During some of the time he carved out of the special for feminism, Noah alludes very briefly to his own sexuality while he picks on the derogatory use of the word “pussy” and its incongruity with the characteristics of an actual vagina. “In my personal experience,” he says slyly, inducing a strong round of cheers, “the pussy is one of the strongest things I’ve encountered in my life.” For one of the first few times in his career, he’s deliberately flirting with his audience in a not-so-subtle allusion that clues us into his own awareness of his looks.
At the same time, he maintains a childish quality that might be irritating if he weren’t, in reality, so much wiser than his years. He goes on digressions for silly sound effects, gallops around the stage making slapstick-y gestures, and admits he’s, as the title claims, “afraid of the dark.”
Noah’s childishness also comes across in the wondrous attitude he portrays for New York and, more broadly, America, thanking his audience multiple times for “making his dreams come true” by letting him come to the Big Apple to perform. In reality, though, it’s his audience that’s usually thanking him, not just for the solace he’s providing—and will doubtlessly continue to provide—in a world where mad extremists and horrific tragedy abound, but also for offering a certain hope in the face of all this evil.

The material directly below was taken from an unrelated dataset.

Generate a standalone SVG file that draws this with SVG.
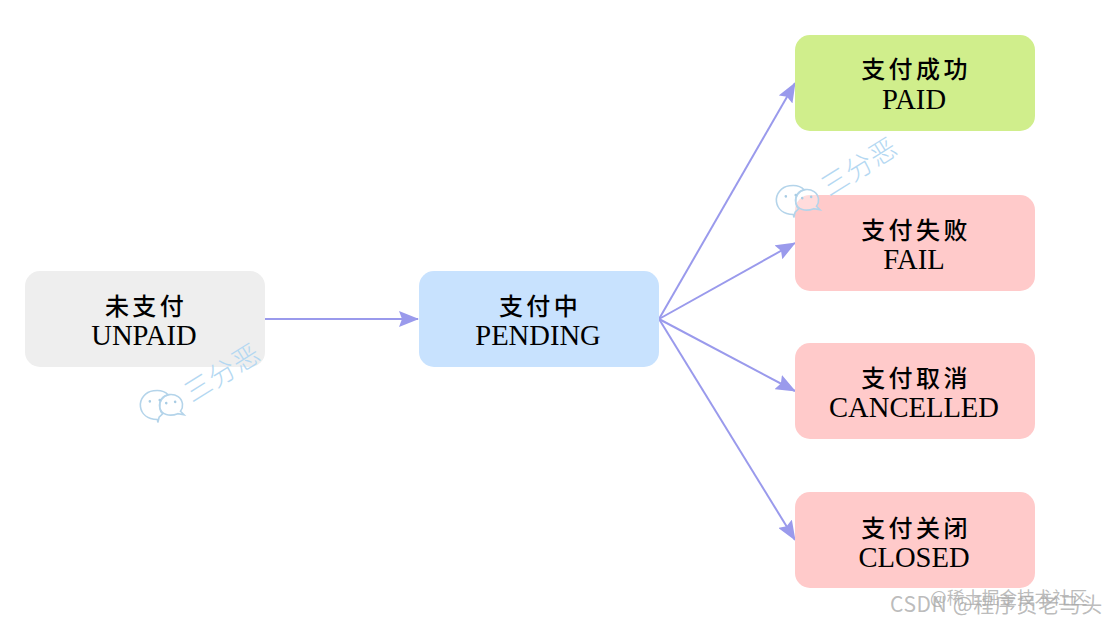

It’s never concrete—he’s not proposing ways to cure the world of its many ailments—but he represents a possibility for union in a world where common ground seems impossible. The fact that he was not supposed to even exist, that he was born because two people separated by lawfully enforced discrimination found a way to be together, is symbolic of his larger role in the world of entertainment. He sees a terrifying world, and instead of turning his back on it, he delves into it with genuine curiosity, carefully dissecting the differences that polarize the world and searching for some hint of consensus amidst the hate and violence.